Your task is to copy every line of the entries that contains "diagram".
___ DATA PROVIDED
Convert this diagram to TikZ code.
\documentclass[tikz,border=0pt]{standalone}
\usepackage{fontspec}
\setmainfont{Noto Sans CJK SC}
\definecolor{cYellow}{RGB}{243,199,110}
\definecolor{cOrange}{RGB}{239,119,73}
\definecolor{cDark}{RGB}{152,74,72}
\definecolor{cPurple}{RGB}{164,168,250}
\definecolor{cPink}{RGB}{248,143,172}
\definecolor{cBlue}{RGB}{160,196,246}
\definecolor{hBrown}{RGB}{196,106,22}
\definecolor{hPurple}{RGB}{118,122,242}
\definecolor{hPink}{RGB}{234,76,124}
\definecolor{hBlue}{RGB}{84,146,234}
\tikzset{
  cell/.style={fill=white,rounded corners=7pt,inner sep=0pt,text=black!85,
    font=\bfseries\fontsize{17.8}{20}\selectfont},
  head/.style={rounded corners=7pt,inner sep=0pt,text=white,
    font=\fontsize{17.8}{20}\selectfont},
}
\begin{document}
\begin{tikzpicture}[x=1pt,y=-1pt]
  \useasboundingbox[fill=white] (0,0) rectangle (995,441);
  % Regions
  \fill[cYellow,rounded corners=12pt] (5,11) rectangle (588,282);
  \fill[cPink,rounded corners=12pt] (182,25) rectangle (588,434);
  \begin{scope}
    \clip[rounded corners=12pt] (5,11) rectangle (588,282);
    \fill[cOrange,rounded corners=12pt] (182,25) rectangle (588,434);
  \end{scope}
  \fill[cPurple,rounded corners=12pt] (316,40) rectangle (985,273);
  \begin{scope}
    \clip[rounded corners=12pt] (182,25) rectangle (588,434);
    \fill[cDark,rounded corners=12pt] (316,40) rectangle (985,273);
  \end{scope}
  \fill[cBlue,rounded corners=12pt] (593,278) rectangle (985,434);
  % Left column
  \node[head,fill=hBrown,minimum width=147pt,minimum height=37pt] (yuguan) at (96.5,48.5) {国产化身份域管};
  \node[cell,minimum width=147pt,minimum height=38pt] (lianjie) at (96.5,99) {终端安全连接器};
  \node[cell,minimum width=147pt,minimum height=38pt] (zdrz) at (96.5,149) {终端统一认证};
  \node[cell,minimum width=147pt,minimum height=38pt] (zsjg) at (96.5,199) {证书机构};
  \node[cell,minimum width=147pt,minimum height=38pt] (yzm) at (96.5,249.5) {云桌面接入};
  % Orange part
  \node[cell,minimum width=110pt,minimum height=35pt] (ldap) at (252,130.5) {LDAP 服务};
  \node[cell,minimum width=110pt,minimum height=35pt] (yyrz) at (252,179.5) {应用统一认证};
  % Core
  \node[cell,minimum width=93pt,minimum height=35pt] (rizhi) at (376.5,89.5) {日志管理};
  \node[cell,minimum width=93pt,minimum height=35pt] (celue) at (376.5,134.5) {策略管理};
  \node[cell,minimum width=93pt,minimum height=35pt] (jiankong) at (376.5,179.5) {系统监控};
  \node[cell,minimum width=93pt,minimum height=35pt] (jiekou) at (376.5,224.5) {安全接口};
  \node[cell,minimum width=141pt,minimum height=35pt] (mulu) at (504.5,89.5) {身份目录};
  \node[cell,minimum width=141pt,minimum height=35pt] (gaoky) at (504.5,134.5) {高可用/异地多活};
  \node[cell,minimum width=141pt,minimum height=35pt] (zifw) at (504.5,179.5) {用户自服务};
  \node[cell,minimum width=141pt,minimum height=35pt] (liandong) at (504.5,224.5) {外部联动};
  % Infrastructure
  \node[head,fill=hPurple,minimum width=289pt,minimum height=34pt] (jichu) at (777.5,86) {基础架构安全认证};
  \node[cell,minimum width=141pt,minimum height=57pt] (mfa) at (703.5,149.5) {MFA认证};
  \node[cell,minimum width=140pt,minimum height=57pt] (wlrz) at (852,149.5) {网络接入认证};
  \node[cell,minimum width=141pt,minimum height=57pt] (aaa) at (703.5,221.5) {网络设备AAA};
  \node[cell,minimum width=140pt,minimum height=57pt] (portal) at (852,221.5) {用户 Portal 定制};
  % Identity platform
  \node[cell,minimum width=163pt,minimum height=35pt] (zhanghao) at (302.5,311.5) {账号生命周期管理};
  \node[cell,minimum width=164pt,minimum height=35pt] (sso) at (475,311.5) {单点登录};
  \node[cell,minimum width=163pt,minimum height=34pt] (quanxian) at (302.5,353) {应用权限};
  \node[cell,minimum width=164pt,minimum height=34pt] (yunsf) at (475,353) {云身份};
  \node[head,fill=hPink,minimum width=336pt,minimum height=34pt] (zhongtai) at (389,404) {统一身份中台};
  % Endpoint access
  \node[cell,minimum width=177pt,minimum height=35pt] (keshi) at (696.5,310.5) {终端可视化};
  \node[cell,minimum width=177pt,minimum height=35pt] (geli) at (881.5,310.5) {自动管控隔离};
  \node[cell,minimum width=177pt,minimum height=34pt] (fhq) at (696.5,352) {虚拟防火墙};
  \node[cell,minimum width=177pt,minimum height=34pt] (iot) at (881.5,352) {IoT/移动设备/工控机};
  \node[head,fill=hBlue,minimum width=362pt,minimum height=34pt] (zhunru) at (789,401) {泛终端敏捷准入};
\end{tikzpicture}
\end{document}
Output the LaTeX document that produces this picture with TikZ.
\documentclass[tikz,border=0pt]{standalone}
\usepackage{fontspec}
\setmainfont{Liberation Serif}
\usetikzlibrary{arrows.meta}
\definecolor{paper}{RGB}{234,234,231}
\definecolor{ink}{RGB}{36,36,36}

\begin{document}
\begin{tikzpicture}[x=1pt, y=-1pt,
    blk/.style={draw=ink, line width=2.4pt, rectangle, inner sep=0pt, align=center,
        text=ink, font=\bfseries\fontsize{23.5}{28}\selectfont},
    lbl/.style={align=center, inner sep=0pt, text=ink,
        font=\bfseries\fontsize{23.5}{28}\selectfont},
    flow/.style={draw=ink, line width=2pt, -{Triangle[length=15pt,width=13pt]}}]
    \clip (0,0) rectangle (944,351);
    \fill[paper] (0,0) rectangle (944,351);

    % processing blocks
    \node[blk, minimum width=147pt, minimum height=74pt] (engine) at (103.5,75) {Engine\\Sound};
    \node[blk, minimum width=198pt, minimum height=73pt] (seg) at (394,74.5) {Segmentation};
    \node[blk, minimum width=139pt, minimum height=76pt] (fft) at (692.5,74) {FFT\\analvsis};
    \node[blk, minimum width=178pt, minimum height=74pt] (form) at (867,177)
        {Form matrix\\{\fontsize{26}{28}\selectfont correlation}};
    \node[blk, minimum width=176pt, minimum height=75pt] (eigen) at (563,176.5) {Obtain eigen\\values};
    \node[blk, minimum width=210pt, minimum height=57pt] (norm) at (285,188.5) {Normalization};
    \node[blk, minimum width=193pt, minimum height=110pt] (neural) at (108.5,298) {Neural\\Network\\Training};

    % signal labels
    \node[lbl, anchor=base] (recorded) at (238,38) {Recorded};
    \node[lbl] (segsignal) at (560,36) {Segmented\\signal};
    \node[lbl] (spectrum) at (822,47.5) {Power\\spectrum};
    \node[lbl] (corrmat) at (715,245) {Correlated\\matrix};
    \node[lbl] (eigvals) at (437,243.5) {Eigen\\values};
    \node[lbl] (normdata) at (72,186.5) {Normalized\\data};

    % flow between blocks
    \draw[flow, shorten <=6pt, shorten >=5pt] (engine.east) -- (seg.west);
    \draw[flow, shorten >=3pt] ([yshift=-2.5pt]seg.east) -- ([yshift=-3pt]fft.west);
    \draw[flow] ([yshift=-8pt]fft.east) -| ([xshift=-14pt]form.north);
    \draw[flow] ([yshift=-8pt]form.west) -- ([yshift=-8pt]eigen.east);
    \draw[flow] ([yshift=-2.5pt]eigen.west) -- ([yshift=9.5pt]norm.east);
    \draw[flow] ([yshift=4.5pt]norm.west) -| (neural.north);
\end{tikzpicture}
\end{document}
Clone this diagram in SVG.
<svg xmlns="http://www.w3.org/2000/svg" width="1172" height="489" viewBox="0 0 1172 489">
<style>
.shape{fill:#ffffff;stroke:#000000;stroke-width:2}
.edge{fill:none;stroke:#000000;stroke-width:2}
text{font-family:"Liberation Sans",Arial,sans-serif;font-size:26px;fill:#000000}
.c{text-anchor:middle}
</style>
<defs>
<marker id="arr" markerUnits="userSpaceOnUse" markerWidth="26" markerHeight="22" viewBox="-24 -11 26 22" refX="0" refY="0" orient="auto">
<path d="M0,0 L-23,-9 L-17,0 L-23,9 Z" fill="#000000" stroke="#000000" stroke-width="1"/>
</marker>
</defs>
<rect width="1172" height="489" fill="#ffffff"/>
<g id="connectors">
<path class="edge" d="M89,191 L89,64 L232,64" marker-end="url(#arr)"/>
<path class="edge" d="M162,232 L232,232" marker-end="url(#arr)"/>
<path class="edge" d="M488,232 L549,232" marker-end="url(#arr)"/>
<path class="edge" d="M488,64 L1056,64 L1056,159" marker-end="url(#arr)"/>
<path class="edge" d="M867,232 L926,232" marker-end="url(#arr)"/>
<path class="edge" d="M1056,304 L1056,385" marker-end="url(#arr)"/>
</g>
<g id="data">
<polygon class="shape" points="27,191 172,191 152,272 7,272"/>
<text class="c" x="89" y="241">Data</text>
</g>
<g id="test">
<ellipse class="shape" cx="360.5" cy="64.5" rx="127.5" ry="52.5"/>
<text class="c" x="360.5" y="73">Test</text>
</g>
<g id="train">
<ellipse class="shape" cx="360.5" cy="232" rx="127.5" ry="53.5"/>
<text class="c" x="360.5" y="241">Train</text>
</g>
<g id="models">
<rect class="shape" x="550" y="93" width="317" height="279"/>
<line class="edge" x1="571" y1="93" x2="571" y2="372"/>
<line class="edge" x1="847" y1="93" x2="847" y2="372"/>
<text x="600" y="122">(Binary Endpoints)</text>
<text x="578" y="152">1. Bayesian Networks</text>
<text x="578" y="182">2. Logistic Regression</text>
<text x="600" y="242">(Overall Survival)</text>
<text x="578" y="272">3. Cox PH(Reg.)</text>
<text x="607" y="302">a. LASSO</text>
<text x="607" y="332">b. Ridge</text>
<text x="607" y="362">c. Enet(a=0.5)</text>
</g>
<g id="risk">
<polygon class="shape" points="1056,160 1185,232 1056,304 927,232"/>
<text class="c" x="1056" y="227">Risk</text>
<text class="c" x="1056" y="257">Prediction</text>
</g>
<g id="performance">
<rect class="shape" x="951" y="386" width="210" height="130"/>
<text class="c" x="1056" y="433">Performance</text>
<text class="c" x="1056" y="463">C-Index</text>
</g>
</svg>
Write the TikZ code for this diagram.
______
▶ FULL OUTPUT
Convert this diagram to TikZ code.
Clone this diagram in SVG.
Write the TikZ code for this diagram.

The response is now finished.